Latterly I bought the exceptional disc of his Viola Concerto with Lawrence Power as the soloist: wonderful music in a hardly extensive repertoire for that particular instrument.
The latest CD on Dutton of Bowen's Violin Concerto and 1st Piano Concerto is similarly fine, both in terms of the level of inspiration evident in the pieces, and in their performance- ideal advocacy in both cases.
The violin concerto was completed in 1913, some three years after Elgar's, and it shares with the earlier concerto an expansive architecture entirely justified by the material (The concerto also puts me in mind of Dyson's violin concerto).It also ends with an accompanied cadenza with string soloists in a Richard Strauss (Metamorphosen)mould: however, lest I give the impression that Bowen is less than original, he is always his own man.
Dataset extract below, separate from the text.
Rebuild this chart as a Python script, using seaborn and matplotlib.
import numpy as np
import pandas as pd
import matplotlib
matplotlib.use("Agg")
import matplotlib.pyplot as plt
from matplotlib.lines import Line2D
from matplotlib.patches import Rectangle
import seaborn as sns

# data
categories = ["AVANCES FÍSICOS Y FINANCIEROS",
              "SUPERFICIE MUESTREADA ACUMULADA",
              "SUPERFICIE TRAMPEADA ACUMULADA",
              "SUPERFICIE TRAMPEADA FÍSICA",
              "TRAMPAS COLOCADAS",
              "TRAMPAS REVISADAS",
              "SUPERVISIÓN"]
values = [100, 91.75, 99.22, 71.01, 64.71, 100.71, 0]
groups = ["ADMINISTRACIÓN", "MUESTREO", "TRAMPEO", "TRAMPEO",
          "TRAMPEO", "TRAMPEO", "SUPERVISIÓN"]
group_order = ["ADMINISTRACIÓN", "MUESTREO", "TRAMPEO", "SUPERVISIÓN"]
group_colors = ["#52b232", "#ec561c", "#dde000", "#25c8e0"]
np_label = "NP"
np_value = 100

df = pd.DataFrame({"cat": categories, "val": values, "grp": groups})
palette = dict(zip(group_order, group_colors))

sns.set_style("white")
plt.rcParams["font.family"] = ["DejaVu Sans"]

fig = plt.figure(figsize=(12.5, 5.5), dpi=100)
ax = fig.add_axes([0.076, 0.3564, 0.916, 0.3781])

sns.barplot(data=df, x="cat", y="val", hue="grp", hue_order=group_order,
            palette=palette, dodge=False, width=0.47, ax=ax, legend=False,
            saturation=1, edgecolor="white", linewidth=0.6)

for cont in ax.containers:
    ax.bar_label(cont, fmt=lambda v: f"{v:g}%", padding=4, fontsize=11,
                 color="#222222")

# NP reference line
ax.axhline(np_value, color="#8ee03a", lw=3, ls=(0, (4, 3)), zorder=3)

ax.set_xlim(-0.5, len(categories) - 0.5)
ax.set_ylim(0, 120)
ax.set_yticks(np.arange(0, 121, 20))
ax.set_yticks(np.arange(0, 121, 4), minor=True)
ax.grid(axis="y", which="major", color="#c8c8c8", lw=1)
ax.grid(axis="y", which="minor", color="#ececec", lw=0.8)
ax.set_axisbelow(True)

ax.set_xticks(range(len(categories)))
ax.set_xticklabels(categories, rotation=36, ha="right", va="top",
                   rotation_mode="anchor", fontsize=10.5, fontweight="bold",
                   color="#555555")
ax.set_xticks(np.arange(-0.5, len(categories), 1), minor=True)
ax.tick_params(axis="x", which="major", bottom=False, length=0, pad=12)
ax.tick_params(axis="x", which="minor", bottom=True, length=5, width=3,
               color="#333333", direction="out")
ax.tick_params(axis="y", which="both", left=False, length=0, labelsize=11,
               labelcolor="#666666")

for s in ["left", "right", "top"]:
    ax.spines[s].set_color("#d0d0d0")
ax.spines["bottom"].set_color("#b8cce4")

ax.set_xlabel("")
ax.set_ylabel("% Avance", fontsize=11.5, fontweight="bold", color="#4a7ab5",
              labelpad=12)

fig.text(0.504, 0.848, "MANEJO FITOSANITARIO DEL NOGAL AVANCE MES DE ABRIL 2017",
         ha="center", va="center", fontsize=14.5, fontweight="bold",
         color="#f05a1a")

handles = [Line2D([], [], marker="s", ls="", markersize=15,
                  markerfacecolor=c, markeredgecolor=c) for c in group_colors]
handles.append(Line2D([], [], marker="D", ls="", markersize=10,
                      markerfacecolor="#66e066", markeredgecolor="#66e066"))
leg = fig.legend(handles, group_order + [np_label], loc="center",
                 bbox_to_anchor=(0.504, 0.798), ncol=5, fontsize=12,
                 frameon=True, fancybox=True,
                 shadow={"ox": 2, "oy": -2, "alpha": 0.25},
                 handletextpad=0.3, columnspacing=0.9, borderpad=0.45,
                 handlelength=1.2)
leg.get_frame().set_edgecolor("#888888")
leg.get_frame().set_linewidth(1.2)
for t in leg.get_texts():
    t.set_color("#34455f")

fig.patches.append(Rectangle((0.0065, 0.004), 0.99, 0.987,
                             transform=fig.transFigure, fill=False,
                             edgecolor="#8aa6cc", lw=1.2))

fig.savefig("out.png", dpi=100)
This music sounds as if it falls naturally on the violin, though it is not without its challenges, and Lorraine McAslan's warm tone is ideally suited to this music.
Similarly, Michael Dussek plays the Piano Concerto with conviction and considerable flair(Can we have the other three now please??: a flashy affair but with engaging splashes of pianistic and orchestral colour which yet rewards repeated listening.
The admirable BBC Concert Orchestra gives of its very best, as usual, under the distinguished direction of Vernon Handley. This is an enjoyable and significant release.
on 15 December 2014
The violin concerto was completed in 1913, when the composer was 29, but was not performed until 1920.
Bowen composed a remarkable work, full of thrilling moments and brilliant melodies. The composer's inspitarion is at his best during all the extension of the piece. I have really enjoyed listening to this brilliant concerto several times, although perhaps after the first hearing one may think the work is too extended, but it needs repeated listening. So full credit to the people who have contributed to the resurrection of this piece which remained obscure and neglected, and here I would like to mention to the late, the great Vernon Handley, whose painstaking efforts to revive the repertoire I do not know whether have been acknowledged or not.
The piano concerto, written in 1903, is another thing. The composer, a teenager, shows off uninhibitedly what he could do, and so no opportunity for flashy pianism is ignored. This piece lacks the inspiration of the former work.
Strongly recommended for the violin concerto.